One of the Senate members said it was a welcome step, as now everyone would get to know what happens during the meetings and what are the issues discussed, which sometimes get unreported.

“The rationale behind recording the proceedings was to ensure transparency, which would have only achieved after the recordings are made public,” said a Syndic.

The university has also decided to provide all proceedings of the Syndicate and Senate recorded till date under the RTI.



Golden chance for UIET students demanded
Tribune News Service

Chandigarh, April 29
Members of the Students Organisation of Panjab University (SOPU) today submitted a memorandum of demands to Syndicate members and Vice-Chancellor before the Syndicate meeting.

Various demands made by the students included golden chance for UIET students along with the current semester exams. “Many students have their reappears pending in only one or two exams and presently the students are only allowed to appear for the reappear exam after the semester is complete, which would lead to delay in completing their degree, which would also affect their placements,” said Manoj Lubana, SOPU campus president.

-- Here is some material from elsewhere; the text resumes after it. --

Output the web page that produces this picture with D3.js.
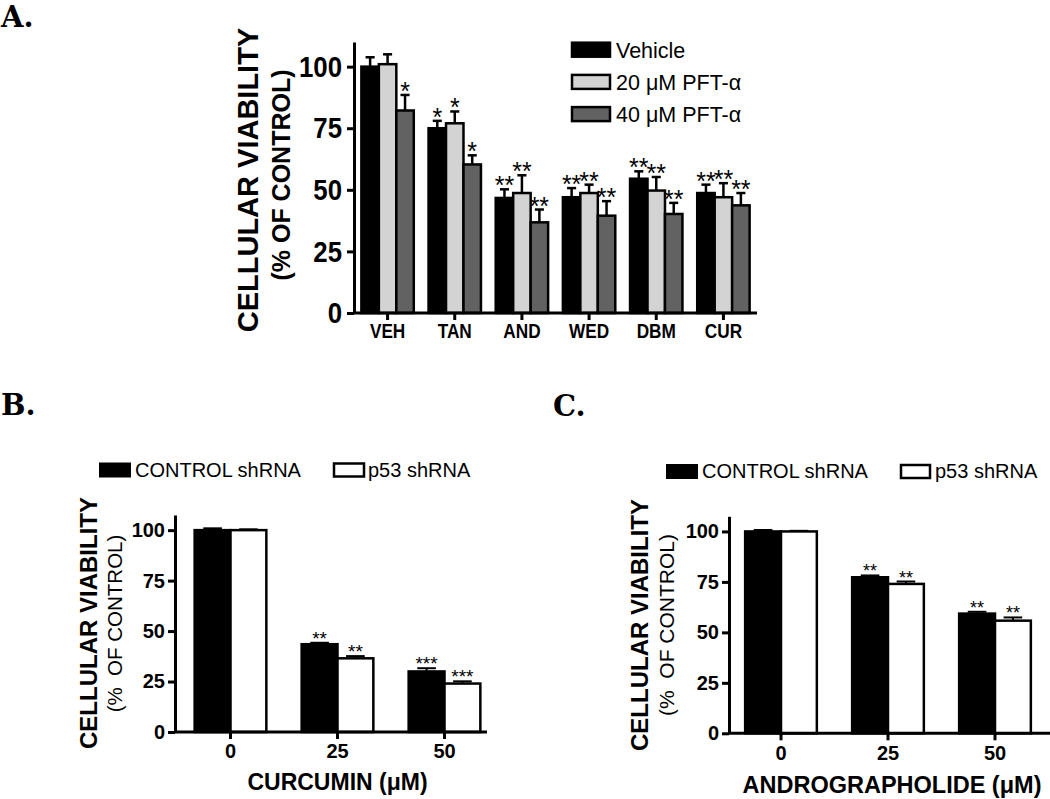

The list of demands also included provisions to take improvement exams in UIET, as it is in sciences and law departments. “The students must be given chance to improve their scores, as they can be able to sit in various placement offers,” he stated.

The demands made by the students further included provision of the system that students with reappear in any exam in first six months must be promoted to the next semester.

Lubana said examination fee for reappear exam in BDS is Rs 6,000 per exam, which is unnecessarily high and should be brought down.